Celebrating World Youth Skills Day with Rise Futures- A Nonprofit Providing a Secured Future to the Youth
According to UNICEF’s Recovering Learning report, only a quarter of young people are on track to obtaining job-specific skills. On July 15, World Youth Skills Day recognizes the opportunities and challenges young people confront while engaging in employment. The theme for this year is ‘Transforming Youth Skills for the Future.’
Can you tell us about “The Rise Futures”?
Sarah Hunter: At Rise Futures, we provide possibilities for care for experienced young people. Located in the United Kingdom, we have provided opportunity placements to young people in the City of London. In our journey of two years, a large number of trustees have joined us on this adventure. Currently, we are collaborating with numerous companies and local services to provide opportunity placements to care for experienced young people. And it’s wonderful to see companies opening their doors to provide young individuals with the most incredible work experience placements in this sector of society.
Why have you chosen to work for the betterment of the youth?
Sarah Hunter: In the UK, the statistics for care experienced young people who aren’t engaging in education, employment, or training are incredibly negative. And the common perspective is that young people choose not to engage. But that just isn’t the case. They are often lost and deal with barriers. Sometimes, all young people need is an opportunity to engage with something in a safe way so they can find their feet and move on safely to their next opportunity.
Young people are one of the most vulnerable sections of society. If you can do something to help them from being pulled into the most dangerous bits of life, you’ve done something good. You have made a difference in somebody’s safety in life by just opening up and speaking with them and offering them an opportunity. And that’s why we’re working with those young people.
What do you think is more important, education or skill development?
Sarah Hunter: Each has its own place, in my opinion. A doctor, for instance, needs to have an understanding of the human body. In addition, they need soft skills when interacting with their patients effectively. So there is a need for both to thrive and grow.
But from the opportunity placements and Rise Futures perspective, it’s more about skills development for us. Education can be a barrier. For children coming from dysfunctional families, it can be pretty tough to concentrate on their studies. So, judging people by their level of education or what they achieved from the ages of 11 to 16 can be very limiting. And it causes a lot of barriers to access certain things for young people. For us, it’s about personal growth and learning those technical aspects so they can move on with their life, whichever way it may be.
How can people volunteer to help the cause you are supporting?
Sarah Hunter: Most of the young people we work with lack exposure.

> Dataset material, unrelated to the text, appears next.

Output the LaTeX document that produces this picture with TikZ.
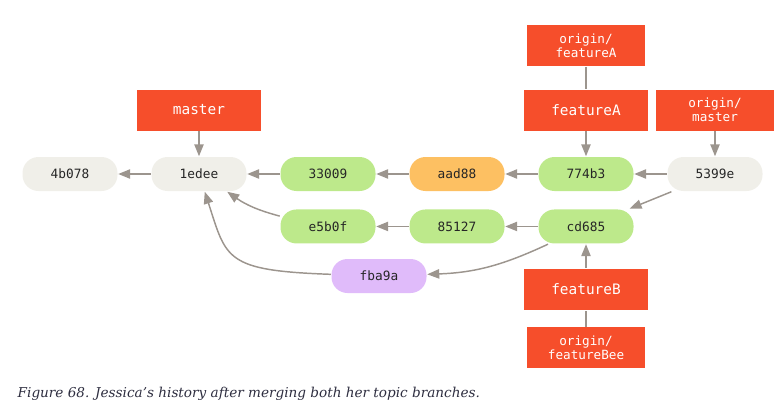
\documentclass[tikz,border=0pt]{standalone}
\usepackage{fontspec}
\setmonofont{DejaVu Sans Mono}
\newfontfamily\captionfont{DejaVu Serif}
\usetikzlibrary{positioning,arrows.meta}

\definecolor{branchred}{HTML}{F64E2B}
\definecolor{commitgray}{HTML}{F0EFE9}
\definecolor{commitgreen}{HTML}{BDE98B}
\definecolor{commitorange}{HTML}{FDC062}
\definecolor{commitpurple}{HTML}{E0BBFA}
\definecolor{linegray}{HTML}{9C958E}
\definecolor{captionblue}{HTML}{2E2E40}

\begin{document}
\begin{tikzpicture}[>={Triangle[length=9pt,width=7pt]},line width=1.1pt,
  node distance=24.4pt,
  commit/.style={rounded corners=12pt,fill=commitgray,minimum width=71.25pt,
    minimum height=25.5pt,text=black!85,font=\ttfamily\fontsize{9.6}{11}\selectfont},
  branch/.style={fill=branchred,minimum width=93pt,minimum height=30.75pt,
    text=white,font=\ttfamily\fontsize{10.8}{12}\selectfont},
  remote/.style={branch,minimum width=88.5pt,minimum height=30.5pt,align=center,
    font=\ttfamily\fontsize{9.5}{10.5}\selectfont}]

  \useasboundingbox (0,0) rectangle (586.5pt,-310.5pt);

  % commits
  \node[commit] (4b078) at (52.5pt,-130.5pt) {4b078};
  \node[commit] (1edee) [right=of 4b078] {1edee};
  \node[commit,fill=commitgreen] (33009) [right=of 1edee] {33009};
  \node[commit,fill=commitorange] (aad88) [right=of 33009] {aad88};
  \node[commit,fill=commitgreen] (774b3) [right=of aad88] {774b3};
  \node[commit] (5399e) [right=of 774b3] {5399e};
  \node[commit,fill=commitgreen] (e5b0f) [below=12.75pt of 33009] {e5b0f};
  \node[commit,fill=commitgreen] (85127) [right=of e5b0f] {85127};
  \node[commit,fill=commitgreen] (cd685) [right=of 85127] {cd685};
  \node[commit,fill=commitpurple] (fba9a) at (284.25pt,-207pt) {fba9a};

  % branches
  \node[branch] (master) [above=18.75pt of 1edee] {master};
  \node[branch] (featureA) [above=18.75pt of 774b3] {featureA};
  \node[remote] (originA) [above=16.5pt of featureA] {origin/\\featureA};
  \node[remote,minimum height=30.75pt] (originmaster) [above=18.75pt of 5399e] {origin/\\master};
  \node[branch] (featureB) [below=18pt of cd685] {featureB};
  \node[remote] (originB) [below=12pt of featureB] {origin/\\featureBee};

  \path[draw,color=linegray,->]
    (1edee) edge (4b078)
    (33009) edge (1edee)
    (aad88) edge (33009)
    (774b3) edge (aad88)
    (5399e) edge (774b3)
            edge (cd685)
    (cd685) edge (85127)
            edge [out=-155,in=2] (fba9a)
    (85127) edge (e5b0f)
    (e5b0f) edge [bend left=10] (1edee)
    (fba9a) edge [out=178,in=-72,out looseness=1.8,in looseness=1.2] (1edee)
    (master) edge (1edee)
    (featureA) edge (774b3)
    (originmaster) edge (5399e)
    (featureB) edge (cd685)
    (originA) edge [-] (featureA)
    (originB) edge [-] (featureB);

  \node[anchor=west,inner sep=0pt,text=captionblue,
    font=\captionfont\itshape\fontsize{10.2}{12}\selectfont] (caption)
    at (12.75pt,-295.5pt) {Figure 68. Jessica’s history after merging both her topic branches.};
\end{tikzpicture}
\end{document}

They have only seen the world through their lenses, which restricts their frame of reference. Interacting with people from different corners of the world and asking them basic questions about their job, culture, and how they’ve achieved what they’ve achieved can ignite the imagination in young people. It opens up horizons and does break down barriers. So if you can volunteer a few hours to interact with young people, that is one way to help.

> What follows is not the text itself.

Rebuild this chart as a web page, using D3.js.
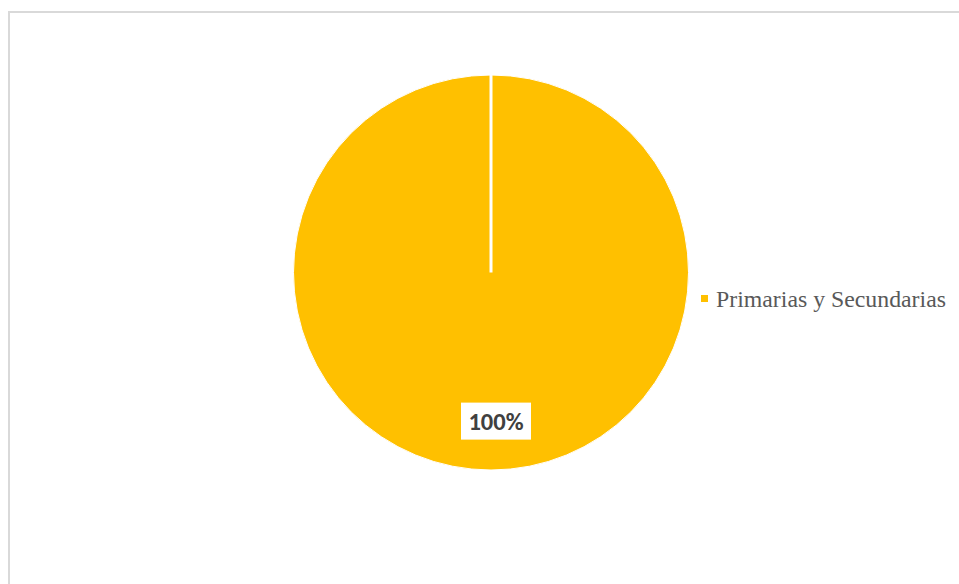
<!DOCTYPE html>
<html>
<head>
<meta charset="utf-8">
<script src="https://cdn.jsdelivr.net/npm/d3@7"></script>
<style>
  html, body { margin: 0; padding: 0; background: #fff; }
  svg { display: block; }
</style>
</head>
<body>
<div id="chart"></div>
<script>
const categories = ['Primarias y Secundarias'];
const values = [100];
const colors = ['#ffc000'];

const width = 959;
const height = 584;
const cx = 491;
const cy = 272.5;
const radius = 197.5;

const svg = d3.select('#chart')
  .append('svg')
  .attr('width', width)
  .attr('height', height);

// chart area border
svg.append('rect')
  .attr('x', 9)
  .attr('y', 12)
  .attr('width', width + 10)
  .attr('height', height + 10)
  .attr('fill', 'none')
  .attr('stroke', '#d9d9d9')
  .attr('stroke-width', 2);

const data = categories.map((c, i) => ({ name: c, value: values[i], color: colors[i] }));

const pie = d3.pie().value(d => d.value).sort(null);
const arcs = pie(data);
const arc = d3.arc().innerRadius(0).outerRadius(radius);
const labelArc = d3.arc().innerRadius(radius * 0.755).outerRadius(radius * 0.755);

const g = svg.append('g').attr('transform', `translate(${cx},${cy})`);

g.selectAll('path.slice')
  .data(arcs)
  .join('path')
  .attr('class', 'slice')
  .attr('d', arc)
  .attr('fill', d => d.data.color);

// slice boundaries (white separators)
g.selectAll('line.sep')
  .data(arcs)
  .join('line')
  .attr('class', 'sep')
  .attr('x1', 0)
  .attr('y1', 0)
  .attr('x2', d => radius * Math.sin(d.startAngle))
  .attr('y2', d => -radius * Math.cos(d.startAngle))
  .attr('stroke', '#fff')
  .attr('stroke-width', 3);

g.selectAll('path.slice-edge')
  .data(arcs)
  .join('path')
  .attr('class', 'slice-edge')
  .attr('d', arc)
  .attr('fill', 'none')
  .attr('stroke', '#fff')
  .attr('stroke-width', 1);

// data labels
const total = d3.sum(values);
const labels = g.selectAll('g.label')
  .data(arcs)
  .join('g')
  .attr('class', 'label')
  .attr('transform', d => {
    const [x, y] = labelArc.centroid(d);
    return `translate(${x + 5},${y})`;
  });

labels.append('rect')
  .attr('x', -35)
  .attr('y', -19)
  .attr('width', 70)
  .attr('height', 37)
  .attr('fill', '#fff');

labels.append('text')
  .attr('text-anchor', 'middle')
  .attr('dy', '0.35em')
  .attr('font-family', 'Carlito, "Open Sans", sans-serif')
  .attr('font-weight', 'bold')
  .attr('font-size', 24.5)
  .attr('fill', '#404040')
  .text(d => Math.round(d.data.value / total * 100) + '%');

// legend
const legend = svg.append('g')
  .attr('transform', 'translate(701,299)');

const items = legend.selectAll('g')
  .data(data)
  .join('g')
  .attr('transform', (d, i) => `translate(0,${i * 28})`);

items.append('rect')
  .attr('x', 0)
  .attr('y', -4)
  .attr('width', 7)
  .attr('height', 7)
  .attr('fill', d => d.color);

items.append('text')
  .attr('x', 15)
  .attr('y', 0)
  .attr('dy', '0.35em')
  .attr('font-family', '"Liberation Serif", "Times New Roman", serif')
  .attr('font-size', 23.8)
  .attr('fill', '#595959')
  .text(d => d.name);
</script>
</body>
</html>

Another aspect of it is that we mostly hear success stories. Most often, you see successful people in a job with a house and a car, and you think, wow, that’s amazing, I could never do that. But you don’t know the backstory behind it. Young people nowadays see the world through their social media accounts and get influenced easily, but social media hardly shows us the real world. And to give a real perspective of the world, to come out and show these vulnerable people the struggle behind the success is an excellent way to get involved. Everyone has their struggles, and sharing those struggles and how to overcome them can be inspirational for all young people.